L’informatique ne s’apprend pas dans les livres

Sauriez-vous ouvrir la porte de l’avion ?

Un étudiant en informatique ne s’approprie les principes de cette science que s’il les met en œuvre. La pratique est indispensable !

Quand un avion doit être évacué en urgence, le passager assis à côté d’une issue de secours est chargé de son ouverture. Mais ouvrir la porte d’un avion demande un certain savoir-faire : c’est pourquoi le personnel navigant demande à ce passager de lire, avant le décollage, un bref document décrivant la procédure.

La plupart des passagers dans cette situation lisent attentivement ce document et le reposent satisfaits. Mais sauraient-ils vraiment ouvrir la porte sans avoir, eux-mêmes, essayé la procédure au moins une fois ? Un informaticien, par exemple, considère, en général, qu’après la lecture du document, il ne sait qu’à moitié comment ouvrir cette porte. J’ai essayé, un jour, d’ouvrir la porte dont j’étais responsable, pour bien comprendre, par moi-même, comment faire, mais l’hôtesse m’a hélas attribué un autre siège avant que j’aie fini ma séance de travaux pratiques.

Pourquoi un informaticien réagit-il ainsi ? Parce que l’informatique ne s’apprend pas au tableau. Elle ne s’apprend pas non plus dans les livres. Cela ne signifie pas, bien entendu, que les tableaux et les livres soient inutiles : il est peu probable, par exemple, qu’un lycéen redécouvre par lui-même l’algorithme RSA en essayant d’écrire un programme qui chiffre et déchiffre des messages. Il vaut mieux qu’il commence par apprendre le principe de cet algorithme dans un cours au tableau ou dans un livre. En revanche, il n’aura pas complètement compris cet algorithme tant qu’il ne l’aura pas lui-même programmé et utilisé.

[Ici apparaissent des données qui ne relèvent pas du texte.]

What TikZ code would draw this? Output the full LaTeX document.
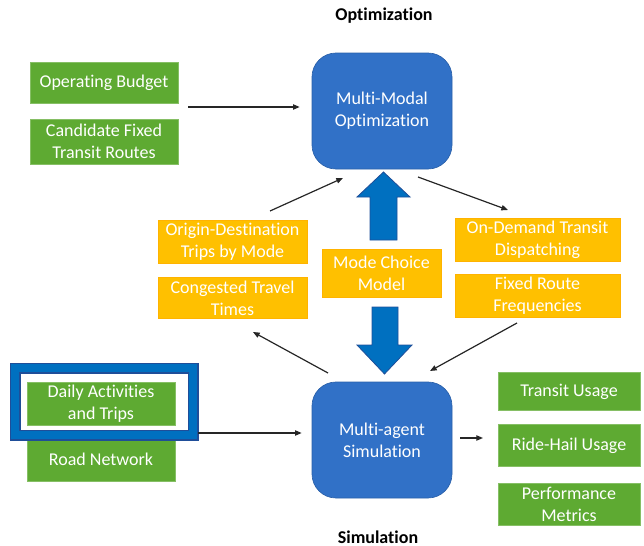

Cette exigence pédagogique perturbe la géométrie des universités, des lycées et des collèges. Outre des classes où les étudiants et les élèves écoutent un enseignant parler et où ils se succèdent au tableau pour faire des exercices, il faut désormais prévoir aussi des classes dans lesquelles ils travaillent en petits groupes, à des rythmes différents, parfois sur des sujets différents, et où les enseignants partagent leur temps pour les aider chacun leur tour.

Les travaux pratiques ne sont pas une forme pédagogique nouvelle, mais leur raison d’être en informatique est différente de ce qu’elle est dans les sciences de la nature. En physique, en chimie, en biologie, etc., les travaux pratiques servent avant tout à confronter les élèves à la réalité que ces sciences cherchent à décrire. Les élèves y font des expériences, pour découvrir, valider, etc., les lois de la nature. En informatique, en revanche, leur utilité vient du fait que les savoirs sont associés à de multiples savoir-faire, que les élèves ne peuvent acquérir qu’en agissant. Par exemple, apprendre qu’une boucle sert à répéter une même instruction plusieurs fois n’est pas suffisant, il faut aussi apprendre à utiliser une boucle quand on écrit un programme. De même, on n’apprend pas la trompette en se focalisant seulement sur le solfège et les doigtés, il faut aussi souffler soi-même dans l’instrument. Et on n’apprend pas l’italien à partir du dictionnaire et de la grammaire, sans s’essayer à la conversation.

Le développement de l’enseignement de l’informatique aura peut-être un heureux effet secondaire : la diffusion, par porosité, de ses méthodes pédagogiques à d’autres disciplines… même s’il reste à comprendre comment des projets permettraient de mettre en pratique des connaissances acquises dans des matières comme la littérature ou l’histoire.

Gilles Dowek

Gilles Dowek est chargé de recherches à l’Institut national de recherche en informatique et en automatique (Inria) et membre du conseil scientifique de la Société informatique de France. Il est l’auteur de la chronique Homo sapiens informaticus dans Pour la Science.